WHAT THE EXERCISE ASKS:
Extract everything from the first line through the line with "const significantB = [false, true];", both ends included, except for any pictures.

DATASET CONTENT:

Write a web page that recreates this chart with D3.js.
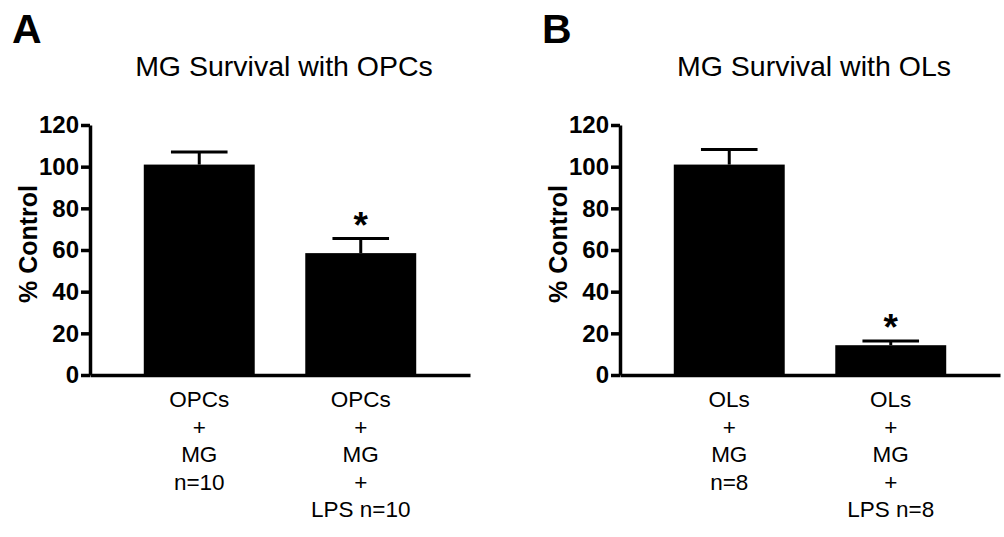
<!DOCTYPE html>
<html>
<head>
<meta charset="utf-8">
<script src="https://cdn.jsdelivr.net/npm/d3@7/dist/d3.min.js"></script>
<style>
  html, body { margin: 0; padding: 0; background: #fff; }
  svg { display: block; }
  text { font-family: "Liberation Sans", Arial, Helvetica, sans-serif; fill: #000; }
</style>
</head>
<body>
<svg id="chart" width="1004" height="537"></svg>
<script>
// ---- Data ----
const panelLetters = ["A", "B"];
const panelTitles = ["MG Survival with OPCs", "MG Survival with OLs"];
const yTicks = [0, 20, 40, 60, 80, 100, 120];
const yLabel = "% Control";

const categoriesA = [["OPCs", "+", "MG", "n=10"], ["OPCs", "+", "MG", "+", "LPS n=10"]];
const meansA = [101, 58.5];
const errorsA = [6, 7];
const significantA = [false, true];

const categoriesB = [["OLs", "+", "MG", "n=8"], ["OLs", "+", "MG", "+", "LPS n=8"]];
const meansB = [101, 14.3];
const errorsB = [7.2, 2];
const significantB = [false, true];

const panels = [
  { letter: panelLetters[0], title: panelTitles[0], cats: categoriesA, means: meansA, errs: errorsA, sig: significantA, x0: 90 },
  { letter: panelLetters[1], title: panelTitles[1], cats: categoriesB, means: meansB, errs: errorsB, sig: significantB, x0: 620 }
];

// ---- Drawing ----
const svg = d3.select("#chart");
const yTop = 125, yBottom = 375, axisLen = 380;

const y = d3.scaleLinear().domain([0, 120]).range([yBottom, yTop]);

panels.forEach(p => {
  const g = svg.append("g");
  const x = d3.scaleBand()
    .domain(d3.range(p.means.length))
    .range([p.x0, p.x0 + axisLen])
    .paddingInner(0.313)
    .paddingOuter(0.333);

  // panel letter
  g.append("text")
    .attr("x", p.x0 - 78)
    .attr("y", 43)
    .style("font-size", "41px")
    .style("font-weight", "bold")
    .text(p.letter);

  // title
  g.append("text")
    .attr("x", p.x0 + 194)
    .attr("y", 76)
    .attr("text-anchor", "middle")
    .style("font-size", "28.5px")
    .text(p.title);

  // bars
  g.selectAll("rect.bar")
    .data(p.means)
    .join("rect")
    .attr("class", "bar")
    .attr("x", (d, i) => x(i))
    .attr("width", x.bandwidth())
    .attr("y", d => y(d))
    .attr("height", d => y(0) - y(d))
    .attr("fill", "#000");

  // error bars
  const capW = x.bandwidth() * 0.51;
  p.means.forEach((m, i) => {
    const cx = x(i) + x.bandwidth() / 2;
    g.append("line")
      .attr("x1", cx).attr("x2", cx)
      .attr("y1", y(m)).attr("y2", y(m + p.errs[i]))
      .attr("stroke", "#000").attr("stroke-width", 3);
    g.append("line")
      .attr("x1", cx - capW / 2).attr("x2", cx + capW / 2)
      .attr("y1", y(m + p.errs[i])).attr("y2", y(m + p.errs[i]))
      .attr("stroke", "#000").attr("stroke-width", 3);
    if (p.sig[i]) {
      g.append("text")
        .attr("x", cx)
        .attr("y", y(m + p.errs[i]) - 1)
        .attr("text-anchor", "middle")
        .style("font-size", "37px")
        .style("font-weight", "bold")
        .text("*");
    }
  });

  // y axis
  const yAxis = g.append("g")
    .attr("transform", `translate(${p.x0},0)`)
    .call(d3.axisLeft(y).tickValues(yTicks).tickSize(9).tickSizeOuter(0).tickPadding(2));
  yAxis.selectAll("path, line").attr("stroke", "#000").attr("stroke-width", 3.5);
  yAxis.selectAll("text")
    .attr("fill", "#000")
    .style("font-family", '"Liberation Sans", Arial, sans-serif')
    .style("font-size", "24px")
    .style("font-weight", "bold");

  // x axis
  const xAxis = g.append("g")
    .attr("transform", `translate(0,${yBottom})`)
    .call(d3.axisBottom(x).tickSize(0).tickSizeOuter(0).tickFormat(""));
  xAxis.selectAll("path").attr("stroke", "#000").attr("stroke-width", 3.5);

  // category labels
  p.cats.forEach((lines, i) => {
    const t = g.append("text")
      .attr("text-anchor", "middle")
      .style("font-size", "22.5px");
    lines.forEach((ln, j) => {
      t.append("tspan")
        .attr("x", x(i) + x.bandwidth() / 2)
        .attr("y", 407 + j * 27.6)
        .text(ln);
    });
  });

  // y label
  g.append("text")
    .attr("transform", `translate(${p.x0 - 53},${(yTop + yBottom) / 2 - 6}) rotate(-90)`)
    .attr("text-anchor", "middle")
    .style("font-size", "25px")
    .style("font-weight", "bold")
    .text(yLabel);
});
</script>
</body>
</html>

TASK SOLUTION:
Write a web page that recreates this chart with D3.js.
<!DOCTYPE html>
<html>
<head>
<meta charset="utf-8">
<script src="https://cdn.jsdelivr.net/npm/d3@7/dist/d3.min.js"></script>
<style>
  html, body { margin: 0; padding: 0; background: #fff; }
  svg { display: block; }
  text { font-family: "Liberation Sans", Arial, Helvetica, sans-serif; fill: #000; }
</style>
</head>
<body>
<svg id="chart" width="1004" height="537"></svg>
<script>
// ---- Data ----
const panelLetters = ["A", "B"];
const panelTitles = ["MG Survival with OPCs", "MG Survival with OLs"];
const yTicks = [0, 20, 40, 60, 80, 100, 120];
const yLabel = "% Control";

const categoriesA = [["OPCs", "+", "MG", "n=10"], ["OPCs", "+", "MG", "+", "LPS n=10"]];
const meansA = [101, 58.5];
const errorsA = [6, 7];
const significantA = [false, true];

const categoriesB = [["OLs", "+", "MG", "n=8"], ["OLs", "+", "MG", "+", "LPS n=8"]];
const meansB = [101, 14.3];
const errorsB = [7.2, 2];
const significantB = [false, true];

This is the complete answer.